+++ SUPPLIED DATA

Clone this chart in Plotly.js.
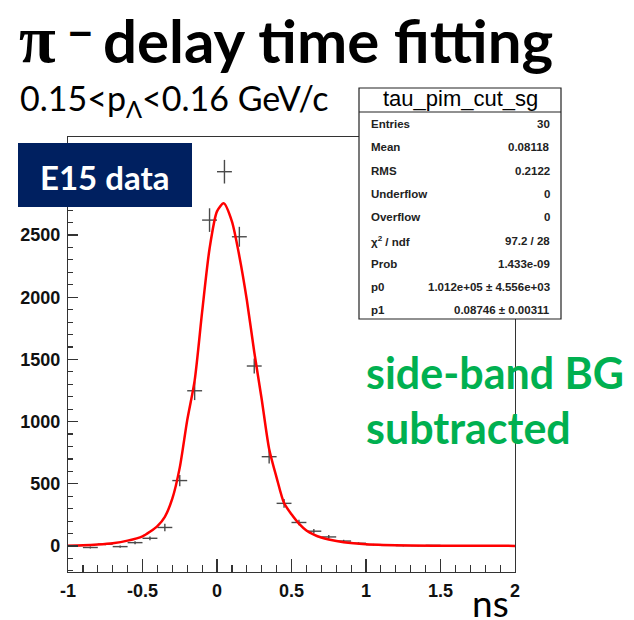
<!DOCTYPE html>
<html>
<head>
<meta charset="utf-8">
<script src="https://cdn.plot.ly/plotly-3.0.1.min.js"></script>
<style>
html,body{margin:0;padding:0;background:#fff;}
#chart{width:634px;height:620px;}
</style>
</head>
<body>
<div id="chart"></div>
<script>
// ---- data ----
const binCenters = [-0.95,-0.85,-0.75,-0.65,-0.55,-0.45,-0.35,-0.25,-0.15,-0.05,
                    0.05,0.15,0.25,0.35,0.45,0.55,0.65,0.75,0.85,0.95,
                    1.05,1.15,1.25,1.35,1.45,1.55,1.65,1.75,1.85,1.95];
const binValues  = [3,-12,15,-5,27,62,149,526,1248,2620,
                    3009,2486,1447,718,343,189,119,73,40,22,
                    11,5,3,2,5,1,1,0,0,0];
const binErrors  = [5,8,8,10,12,15,30,45,75,95,
                    95,80,60,55,35,22,18,15,10,8,
                    6,4,4,4,4,4,4,4,4,4];
const binHalfWidth = [0.05,0.05,0.05,0.05,0.05,0.05,0.05,0.05,0.05,0.05,
                      0.05,0.05,0.05,0.05,0.05,0.05,0.05,0.05,0.05,0.05,
                      0.05,0.05,0.05,0.05,0.05,0.05,0.05,0.05,0.05,0.05];

const fitX = [-1.0,-0.9,-0.8,-0.7,-0.6,-0.5,-0.45,-0.4,-0.35,-0.3,-0.25,-0.2,-0.15,-0.1,-0.05,0.0,0.045,
              0.1,0.15,0.2,0.25,0.3,0.35,0.4,0.45,0.5,0.55,0.6,0.65,0.7,0.75,0.85,1.0,1.3,1.6,2.0];
const fitY = [3,6,12,22,43,78,115,160,235,380,630,1010,1330,1880,2390,2690,2755,
              2610,2330,1980,1560,1180,780,550,345,255,180,125,92,68,52,30,14,4,2,1];

const xTickVals = [-1,-0.5,0,0.5,1,1.5,2];
const xTickText = ['-1','-0.5','0','0.5','1','1.5','2'];
const yTickVals = [0,500,1000,1500,2000,2500];
const yTickText = ['0','500','1000','1500','2000','2500'];

const statTitle = 'tau_pim_cut_sg';
const statLabels = ['Entries','Mean','RMS','Underflow','Overflow','χ<sup>2</sup> / ndf','Prob','p0','p1'];
const statValues = ['30','0.08118','0.2122','0','0','97.2 / 28','1.433e-09','1.012e+05 ± 4.556e+03','0.08746 ± 0.00311'];

const titleParts = ['π', '−', 'delay time fitting'];
const subText = '0.15&lt;p<sub>Λ</sub>&lt;0.16 GeV/c';
const tagText = 'E15 data';
const noteLines = ['side-band BG','subtracted'];
const unitText = 'ns';

// ---- layout helpers (pixel -> paper) ----
const L=68, R=515, T=137, B=572;
const px = x => (x-L)/(R-L);
const py = y => (B-y)/(B-T);

const traces = [
  {
    x: binCenters, y: binValues, type:'scatter', mode:'markers',
    marker:{size:1, color:'#4a4a4a'},
    error_y:{type:'data', array:binErrors, visible:true, thickness:1.4, width:0, color:'#4a4a4a'},
    error_x:{type:'data', array:binHalfWidth, visible:true, thickness:1.4, width:0, color:'#4a4a4a'},
    hoverinfo:'skip', showlegend:false, cliponaxis:false
  },
  {
    x: fitX, y: fitY, type:'scatter', mode:'lines',
    line:{color:'#ff0000', width:2.5, shape:'spline', smoothing:0.7},
    hoverinfo:'skip', showlegend:false
  }
];

const axisFont = {family:'Liberation Sans, Arial, sans-serif', size:18, color:'#111', weight:'bold'};

const shapes = [
  {type:'rect', xref:'paper', yref:'paper', x0:px(359), x1:px(561), y0:py(88), y1:py(319),
   line:{color:'#222', width:1.2}, fillcolor:'#fff', layer:'above'},
  {type:'line', xref:'paper', yref:'paper', x0:px(359), x1:px(561), y0:py(112), y1:py(112),
   line:{color:'#222', width:1.2}, layer:'above'},
  {type:'rect', xref:'paper', yref:'paper', x0:px(18), x1:px(192), y0:py(143), y1:py(207),
   line:{width:0}, fillcolor:'#002060', layer:'above'}
];

const annotations = [];
function ann(text, x, y, opts){
  annotations.push(Object.assign({text:text, xref:'paper', yref:'paper', x:px(x), y:py(y),
    showarrow:false, xanchor:'left', yanchor:'middle'}, opts||{}));
}
ann(titleParts[0], 17, 39, {font:{family:'Liberation Serif, serif', size:67, color:'#000', weight:'bold'}});
ann(titleParts[1], 80, 31, {xanchor:'center', font:{family:'Lato, sans-serif', size:46, color:'#000', weight:'bold'}});
ann(titleParts[2], 101, 40, {font:{family:'Lato, sans-serif', size:60, color:'#000', weight:'bold'}});
ann(subText, 18, 100, {font:{family:'Lato, sans-serif', size:34, color:'#000'}});
ann(tagText, 105, 177, {xanchor:'center', font:{family:'Lato, sans-serif', size:33, color:'#fff', weight:'bold'}});
ann(noteLines[0], 364, 372, {font:{family:'Lato, sans-serif', size:43, color:'#00b050', weight:'bold'}});
ann(noteLines[1], 364, 427, {font:{family:'Lato, sans-serif', size:43, color:'#00b050', weight:'bold'}});
ann(unitText, 470, 602, {font:{family:'Lato, sans-serif', size:37, color:'#000'}});
ann(statTitle, 460, 99, {xanchor:'center', font:{family:'Liberation Sans, Arial, sans-serif', size:22, color:'#000'}});
const rowY0 = 124, rowDy = 23.3;
statLabels.forEach((lab,i)=>{
  ann(lab, 369, rowY0 + i*rowDy, {font:{family:'Liberation Sans, Arial, sans-serif', size:11.5, color:'#222', weight:'bold'}});
  ann(statValues[i], 552, rowY0 + i*rowDy, {xanchor:'right', font:{family:'Liberation Sans, Arial, sans-serif', size:11.5, color:'#222', weight:'bold'}});
});

const layout = {
  width:634, height:620,
  margin:{l:L, r:634-R, t:T, b:620-B, pad:0},
  paper_bgcolor:'#fff', plot_bgcolor:'#fff',
  showlegend:false,
  xaxis:{
    range:[-1,2], tickvals:xTickVals, ticktext:xTickText,
    ticks:'inside', ticklen:13, tickwidth:1.2, tickcolor:'#333',
    minor:{dtick:0.1, tick0:0, ticks:'inside', ticklen:7, tickwidth:1.2, tickcolor:'#333', showgrid:false},
    showline:true, linecolor:'#333', linewidth:1.2, mirror:true,
    showgrid:false, zeroline:false, tickfont:axisFont, ticklabelstandoff:2
  },
  yaxis:{
    range:[-209,3288], tickvals:yTickVals, ticktext:yTickText,
    ticks:'inside', ticklen:10, tickwidth:1.2, tickcolor:'#333',
    minor:{dtick:100, tick0:0, ticks:'inside', ticklen:5, tickwidth:1.2, tickcolor:'#333', showgrid:false},
    showline:true, linecolor:'#333', linewidth:1.2, mirror:true,
    showgrid:false, zeroline:false, tickfont:axisFont, ticklabelstandoff:3
  },
  shapes:shapes,
  annotations:annotations
};

Plotly.newPlot('chart', traces, layout, {staticPlot:true, displayModeBar:false});
</script>
</body>
</html>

++++++

Write out nothing but the lines from the start of the data through the line with "0.05,0.05,0.05,0.05,0.05,0.05,0.05,0.05,0.05,0.05];". Leave out the pictures.

| EXPECTED OUTPUT |
Clone this chart in Plotly.js.
<!DOCTYPE html>
<html>
<head>
<meta charset="utf-8">
<script src="https://cdn.plot.ly/plotly-3.0.1.min.js"></script>
<style>
html,body{margin:0;padding:0;background:#fff;}
#chart{width:634px;height:620px;}
</style>
</head>
<body>
<div id="chart"></div>
<script>
// ---- data ----
const binCenters = [-0.95,-0.85,-0.75,-0.65,-0.55,-0.45,-0.35,-0.25,-0.15,-0.05,
                    0.05,0.15,0.25,0.35,0.45,0.55,0.65,0.75,0.85,0.95,
                    1.05,1.15,1.25,1.35,1.45,1.55,1.65,1.75,1.85,1.95];
const binValues  = [3,-12,15,-5,27,62,149,526,1248,2620,
                    3009,2486,1447,718,343,189,119,73,40,22,
                    11,5,3,2,5,1,1,0,0,0];
const binErrors  = [5,8,8,10,12,15,30,45,75,95,
                    95,80,60,55,35,22,18,15,10,8,
                    6,4,4,4,4,4,4,4,4,4];
const binHalfWidth = [0.05,0.05,0.05,0.05,0.05,0.05,0.05,0.05,0.05,0.05,
                      0.05,0.05,0.05,0.05,0.05,0.05,0.05,0.05,0.05,0.05,
                      0.05,0.05,0.05,0.05,0.05,0.05,0.05,0.05,0.05,0.05];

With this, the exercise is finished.